Is it just the four walls that we have but they don’t, or is there something else?
Chances are there are a dozen or so items that widen the gap between homelessness and the rest of society. Personal care items, cars, trucks and access to a steady meal are some of the things that come to mind.
The members of Crescent Collegiate’s Allied Youth group are aiming to fix some of that this holiday season.
In conjunction with the Wiseman Centre in St. John’s, the Blaketown-based group is filling blessing bags to give to a select group of homeless men and women who otherwise may not have access to the items.
On Dec. 3, piled high on a table in the middle of the room are everyday items some people take for granted. Bars of soap, deodorant, toothbrushes, bottles of water and other personal care items are grouped together just before the 30 or so members of the Allied Youth post started their meeting.

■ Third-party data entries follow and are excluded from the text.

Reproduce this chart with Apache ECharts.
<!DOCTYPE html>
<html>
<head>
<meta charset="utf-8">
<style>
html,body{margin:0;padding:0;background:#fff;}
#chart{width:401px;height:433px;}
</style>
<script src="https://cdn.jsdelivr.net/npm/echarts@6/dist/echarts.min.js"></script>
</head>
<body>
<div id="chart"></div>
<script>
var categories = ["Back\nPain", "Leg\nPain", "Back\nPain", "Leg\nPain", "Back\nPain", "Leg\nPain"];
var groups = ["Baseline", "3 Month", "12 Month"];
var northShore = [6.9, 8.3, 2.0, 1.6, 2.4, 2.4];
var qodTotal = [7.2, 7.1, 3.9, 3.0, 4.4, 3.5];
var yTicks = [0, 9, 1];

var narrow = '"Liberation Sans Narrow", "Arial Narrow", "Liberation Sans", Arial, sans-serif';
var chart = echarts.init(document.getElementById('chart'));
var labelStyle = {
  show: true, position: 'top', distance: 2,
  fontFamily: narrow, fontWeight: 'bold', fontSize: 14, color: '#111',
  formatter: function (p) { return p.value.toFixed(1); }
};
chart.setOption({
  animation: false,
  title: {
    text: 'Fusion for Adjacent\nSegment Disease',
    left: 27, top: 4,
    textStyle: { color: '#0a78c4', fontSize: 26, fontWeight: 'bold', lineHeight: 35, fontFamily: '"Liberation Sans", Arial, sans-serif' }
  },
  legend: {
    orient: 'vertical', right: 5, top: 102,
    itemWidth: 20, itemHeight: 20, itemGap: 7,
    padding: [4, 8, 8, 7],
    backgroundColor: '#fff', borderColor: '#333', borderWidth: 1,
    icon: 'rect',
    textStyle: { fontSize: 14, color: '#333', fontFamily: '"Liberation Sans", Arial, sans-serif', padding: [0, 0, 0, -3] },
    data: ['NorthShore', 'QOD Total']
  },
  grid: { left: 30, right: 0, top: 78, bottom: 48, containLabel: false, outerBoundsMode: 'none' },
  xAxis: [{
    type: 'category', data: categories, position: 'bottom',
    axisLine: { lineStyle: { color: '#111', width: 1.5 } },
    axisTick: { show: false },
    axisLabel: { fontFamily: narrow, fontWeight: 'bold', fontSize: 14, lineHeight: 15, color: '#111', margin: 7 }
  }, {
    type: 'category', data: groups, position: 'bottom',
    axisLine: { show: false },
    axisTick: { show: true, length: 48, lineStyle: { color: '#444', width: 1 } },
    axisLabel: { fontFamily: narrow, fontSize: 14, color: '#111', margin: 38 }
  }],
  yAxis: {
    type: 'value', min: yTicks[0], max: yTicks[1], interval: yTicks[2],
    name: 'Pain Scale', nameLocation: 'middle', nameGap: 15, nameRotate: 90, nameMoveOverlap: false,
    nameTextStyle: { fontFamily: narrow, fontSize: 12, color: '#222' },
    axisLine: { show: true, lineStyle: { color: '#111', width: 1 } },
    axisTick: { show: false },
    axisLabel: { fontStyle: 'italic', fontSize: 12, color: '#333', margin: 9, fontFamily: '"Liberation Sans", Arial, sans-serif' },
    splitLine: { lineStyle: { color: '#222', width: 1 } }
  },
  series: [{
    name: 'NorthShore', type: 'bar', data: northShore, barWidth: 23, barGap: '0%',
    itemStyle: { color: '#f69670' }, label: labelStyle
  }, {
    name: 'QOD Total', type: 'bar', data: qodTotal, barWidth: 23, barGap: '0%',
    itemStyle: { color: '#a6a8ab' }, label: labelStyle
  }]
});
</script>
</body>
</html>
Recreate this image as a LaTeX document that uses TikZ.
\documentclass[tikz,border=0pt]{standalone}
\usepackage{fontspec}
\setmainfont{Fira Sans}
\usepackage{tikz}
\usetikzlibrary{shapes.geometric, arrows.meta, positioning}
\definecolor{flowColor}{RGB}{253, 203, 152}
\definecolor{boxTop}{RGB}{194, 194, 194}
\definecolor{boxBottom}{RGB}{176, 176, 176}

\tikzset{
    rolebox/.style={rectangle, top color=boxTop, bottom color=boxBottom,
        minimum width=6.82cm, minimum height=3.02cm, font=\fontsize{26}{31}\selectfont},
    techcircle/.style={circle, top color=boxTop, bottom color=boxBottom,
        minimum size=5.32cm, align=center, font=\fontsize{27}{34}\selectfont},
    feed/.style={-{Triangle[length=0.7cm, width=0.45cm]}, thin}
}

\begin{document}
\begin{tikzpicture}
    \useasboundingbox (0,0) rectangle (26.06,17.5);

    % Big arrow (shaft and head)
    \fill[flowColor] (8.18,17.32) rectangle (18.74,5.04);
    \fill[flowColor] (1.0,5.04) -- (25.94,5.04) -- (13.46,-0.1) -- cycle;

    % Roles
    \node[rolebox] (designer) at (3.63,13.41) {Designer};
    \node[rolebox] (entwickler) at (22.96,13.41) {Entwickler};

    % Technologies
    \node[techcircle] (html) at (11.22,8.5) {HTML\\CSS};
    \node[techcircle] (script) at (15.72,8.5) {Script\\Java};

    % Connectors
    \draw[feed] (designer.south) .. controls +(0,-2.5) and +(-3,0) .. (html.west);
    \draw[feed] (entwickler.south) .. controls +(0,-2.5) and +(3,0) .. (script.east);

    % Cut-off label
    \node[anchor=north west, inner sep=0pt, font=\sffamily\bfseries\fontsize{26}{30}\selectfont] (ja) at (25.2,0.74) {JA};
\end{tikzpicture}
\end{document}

Amid microwaves and vending machines in the school’s cafeteria, there are enough to fill 30 sacks intended for 26 men and four women this holiday season. The women’s items are placed in purses.
These blessing bags are designed to make someone’s everyday life easier.

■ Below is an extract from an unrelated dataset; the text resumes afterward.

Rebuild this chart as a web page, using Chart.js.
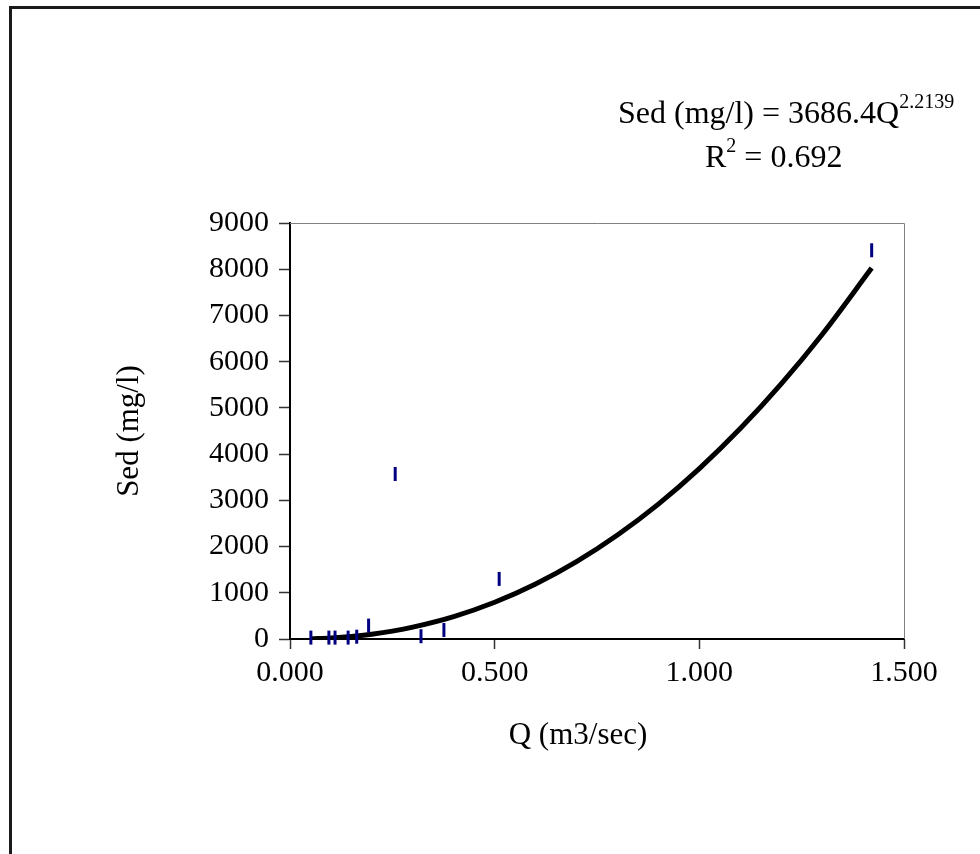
<!DOCTYPE html>
<html>
<head>
<meta charset="utf-8">
<script src="https://cdn.jsdelivr.net/npm/chart.js@4/dist/chart.umd.min.js"></script>
<style>
  html, body { margin: 0; padding: 0; background: #fff; }
  #wrap { width: 980px; height: 854px; position: relative; }
</style>
</head>
<body>
<div id="wrap"><canvas id="sedChart"></canvas></div>
<script>
// ── Data ──
const flowQ  = [0.051, 0.095, 0.110, 0.142, 0.163, 0.192, 0.257, 0.320, 0.376, 0.511, 1.421];
const sedMgL = [30, 30, 30, 30, 50, 290, 3570, 60, 195, 1300, 8410];

// power trendline as drawn
const trendQ   = [0.051, 0.10, 0.15, 0.20, 0.25, 0.30, 0.40, 0.50, 0.60, 0.70, 0.80, 0.90, 1.00, 1.10, 1.20, 1.30, 1.421];
const trendSed = [5, 23, 55, 105, 171, 257, 485, 795, 1190, 1674, 2250, 2919, 3686, 4552, 5519, 6589, 8025];

const xTicks = [0, 0.5, 1.0, 1.5];
const yTicks = [0, 1000, 2000, 3000, 4000, 5000, 6000, 7000, 8000, 9000];

const SERIF = '"Liberation Serif", "Times New Roman", serif';

// ── Frame, border and text overlay ──
const overlay = {
  id: 'overlay',
  beforeDatasetsDraw(chart) {
    const ctx = chart.ctx;
    const a = chart.chartArea;
    ctx.save();
    ctx.strokeStyle = '#808080';
    ctx.lineWidth = 1;
    ctx.beginPath();
    ctx.moveTo(a.left, a.top + 0.5);
    ctx.lineTo(a.right + 0.5, a.top + 0.5);
    ctx.lineTo(a.right + 0.5, a.bottom);
    ctx.stroke();
    ctx.restore();
  },
  afterDraw(chart) {
    const ctx = chart.ctx;
    ctx.save();

    // outer chart border (runs off the right and bottom edge)
    ctx.strokeStyle = '#1a1a1a';
    ctx.lineWidth = 3;
    ctx.beginPath();
    ctx.moveTo(10.5, 860);
    ctx.lineTo(10.5, 7.5);
    ctx.lineTo(990, 7.5);
    ctx.stroke();

    ctx.fillStyle = '#000';
    ctx.textBaseline = 'alphabetic';
    ctx.textAlign = 'left';

    // equation
    ctx.font = '32px ' + SERIF;
    const eq = 'Sed (mg/l) = 3686.4Q';
    ctx.fillText(eq, 618, 123);
    const w1 = ctx.measureText(eq).width;
    ctx.font = '20px ' + SERIF;
    ctx.fillText('2.2139', 618 + w1, 108);

    ctx.font = '32px ' + SERIF;
    ctx.fillText('R', 705, 167);
    const wr = ctx.measureText('R').width;
    ctx.font = '20px ' + SERIF;
    ctx.fillText('2', 705 + wr, 152);
    const ws = ctx.measureText('2').width;
    ctx.font = '32px ' + SERIF;
    ctx.fillText(' = 0.692', 705 + wr + ws, 167);

    // axis titles
    ctx.font = '31px ' + SERIF;
    ctx.textAlign = 'center';
    ctx.textBaseline = 'middle';
    ctx.fillText('Q (m3/sec)', 578, 736);
    ctx.translate(130, 431);
    ctx.rotate(-Math.PI / 2);
    ctx.fillText('Sed (mg/l)', 0, 0);

    ctx.restore();
  }
};

new Chart(document.getElementById('sedChart'), {
  type: 'scatter',
  data: {
    datasets: [
      {
        label: 'Sed',
        data: flowQ.map((q, i) => ({ x: q, y: sedMgL[i] })),
        pointStyle: 'line',
        rotation: 90,
        radius: 7,
        borderWidth: 3,
        borderColor: '#000080',
        backgroundColor: '#000080',
        clip: false,
        order: 0
      },
      {
        label: 'Power trend',
        type: 'line',
        data: trendQ.map((q, i) => ({ x: q, y: trendSed[i] })),
        borderColor: '#000',
        borderWidth: 5,
        pointRadius: 0,
        showLine: true,
        cubicInterpolationMode: 'monotone',
        order: 1
      }
    ]
  },
  options: {
    responsive: true,
    maintainAspectRatio: false,
    animation: false,
    layout: { padding: { left: 0, top: 223, right: 76, bottom: 0 } },
    plugins: { legend: { display: false }, tooltip: { enabled: false } },
    scales: {
      x: {
        type: 'linear',
        min: 0,
        max: 1.5,
        afterBuildTicks: s => { s.ticks = xTicks.map(v => ({ value: v })); },
        afterFit: s => { s.height = 854 - 639; },
        grid: { drawOnChartArea: false, tickLength: 10, tickColor: '#333', tickWidth: 1.5 },
        border: { color: '#000', width: 2 },
        ticks: {
          color: '#000',
          padding: 6,
          maxRotation: 0,
          font: { family: SERIF, size: 30 },
          callback: v => Number(v).toFixed(3)
        }
      },
      y: {
        min: 0,
        max: 9000,
        afterBuildTicks: s => { s.ticks = yTicks.map(v => ({ value: v })); },
        afterFit: s => { s.width = 290; },
        grid: { drawOnChartArea: false, tickLength: 11, tickColor: '#333', tickWidth: 1.5 },
        border: { color: '#000', width: 2 },
        ticks: {
          color: '#000',
          padding: 10,
          font: { family: SERIF, size: 30 },
          callback: v => String(v)
        }
      }
    }
  },
  plugins: [overlay]
});
</script>
</body>
</html>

“There are a lot of homeless people. There are a lot of people in need and we’re just trying to help out,” post president Dakota Clarke told The Compass. “We’re trying to make a difference for them.”
The Allied Youth post at Crescent were able to afford the items used for the bags with funds attained from a haunted house the group ran in October. They bought all of the materials and got in contact with Kara Crocker of Green’s Harbour, who has been putting these bags together for the last three years.
“This is our third year, but the first time that (Crescent) has helped,” said Crocker. “It’s good on their part. They have a lot of energy themselves.”
When it was time to fill the bags, the group numbering 20 or so students gathered around the tables and started reaching for the different items. One by one, the bags were filled and placed on an adjacent table. Afterwards, cards were signed for each recipient.
“The Wiseman’s Centre will only take 30,” said Crocker. “If we could pack more we would. I have extras left over and on Dec. 18, I will give them out downtown if I have too.” Shocking statistics The students were required to do some research into the topic of homelessness in the Newfoundland and Labrador. What they found both surprised and shocked them.
They discovered that as of 2014, there were 808 people from this province living in homeless facilities. On top of that, youth between the ages of 16 and 24 make up 30 per cent of the St. john’s homeless population.
That works out to be about 231 young people staying in shelters.
“It kind of shocked me a little bit because … I didn’t realize how many people were affected by it,” said student Macy Thorne. “Once you see the numbers, you really see that it is a reality for a lot of people. It’s nice to be able to go and do these things and know what we take for granted can make a big difference.”
Soon schools will break for Christmas. Students will spend plenty of time with friends and family.
They’ll reflect on the past year. At least a couple of the AY students will reflect on the blessing bags and who received them.
“It gives you that warm feeling inside,” said Clarke.
Members of Crescent Collegiate’s Allied Youth post fill purses with personal care items during a recent meeting on Dec. 3. They include (from left) Dakota Clarke, Claire Pinsent, Amy Foote, Macy Thorne and Sarak Knight.